Welcome to my world of pipes. On these pages you will see some of what goes on in my workshop. A bit of work-in-progress, mess-ups (they do happen!) and also some other pipe-related posts.
I love talking about and discussing pipes, so feel free to contact me at charl.chillfactor@gmail.com.
Should you wish to have a look at my pipes, please drop in at my website (http://goussardpipes.com/).

March 11, 2013


Using bamboo are just like women in a way: they need lots of attention, but rub them up the wrong way and you'll be sure to be sorry!Bamboo is a fickle mistress. Except for getting the shank/bamboo and bamboo/stem transition seamless, the composition should also be perfect.
 I finished a little pipe with bamboo just before the weekend and thought I'd share some photos which I took along the way.

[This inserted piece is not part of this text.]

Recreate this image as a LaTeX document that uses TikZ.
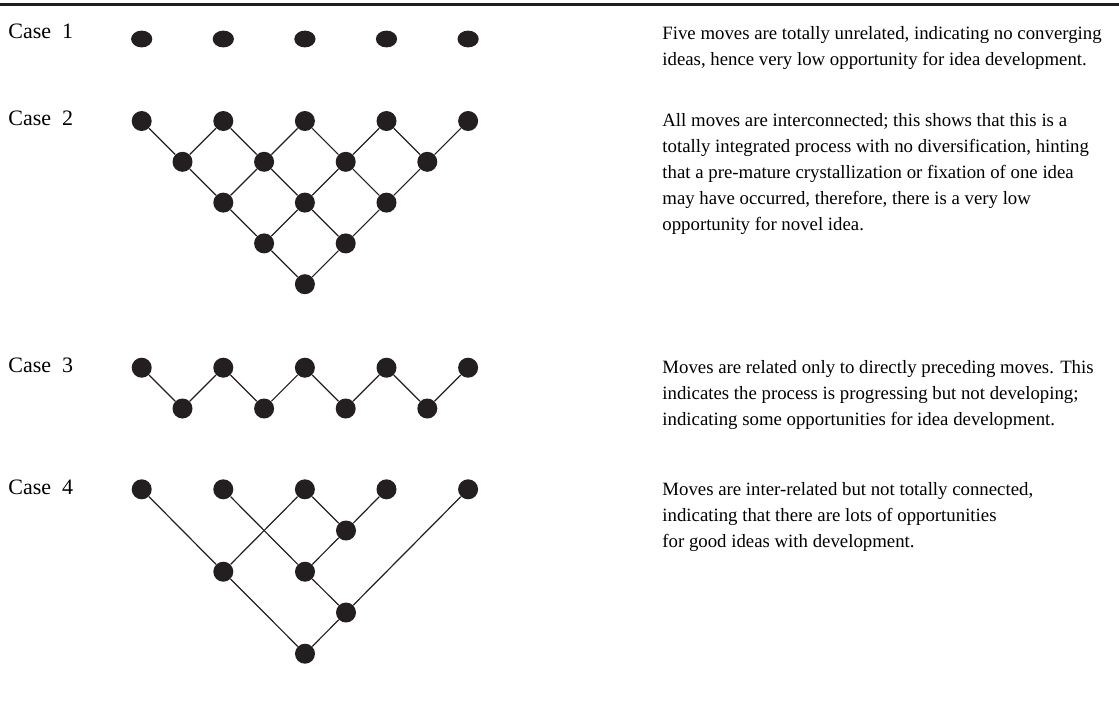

First, the stummel is rough sanded. I normally leave the bit of stubby shank over sized, so there is a bit of room for getting the shank/bamboo transition just right. A piece of stainless steel tubing is glued into the mortise.
A piece of bamboo that compliment the pipe is then chosen (which might be quite a task!). This piece is sawed to the right dimension and freehand drilled from both sides with a tapered 4mm bit. The capillary found naturally in the bamboo helps. A mortise is then drilled from both sides to accommodate the stainless steel tenons. I do it by chucking the appropriate bit in the headstock of the lathe and using the tail stock with center to advance the bamboo onto the bit. 
By using a pin gauge, the bamboo is then faced on both sides. The side that'll end up by the stem, also gets a little tenon to accept a ring with slightly larger diameter than the mortise. This ring is then glued in place and slightly countersunk. 
Sometimes, depending on the design, you can also do rings on both sides of the bamboo. 
You now have a piece of bamboo with a ring (or 2) attached, and a stummel with stainless steel tenon sticking out.
This is where the fun starts! The bamboo piece is pushed onto the stummel and the shaping begins. First I go to the sanding disc to get the diameter as close as possible to the bamboo. Then needle files, sandpaper or whatever works, to get the shank and bamboo transition flush and smooth, always taking care not too damage the bamboo. Nerve wrecking stuff! 
When done, the stummel is sanded to final grit, and stained. Only then, the bamboo is glued into place.              
Now you have a stummel, with the bamboo attached. An appropriate length of ebonite is then cut, drilled and a stainless steel tenon glued into place. The same procedure as on the shank side, is then followed.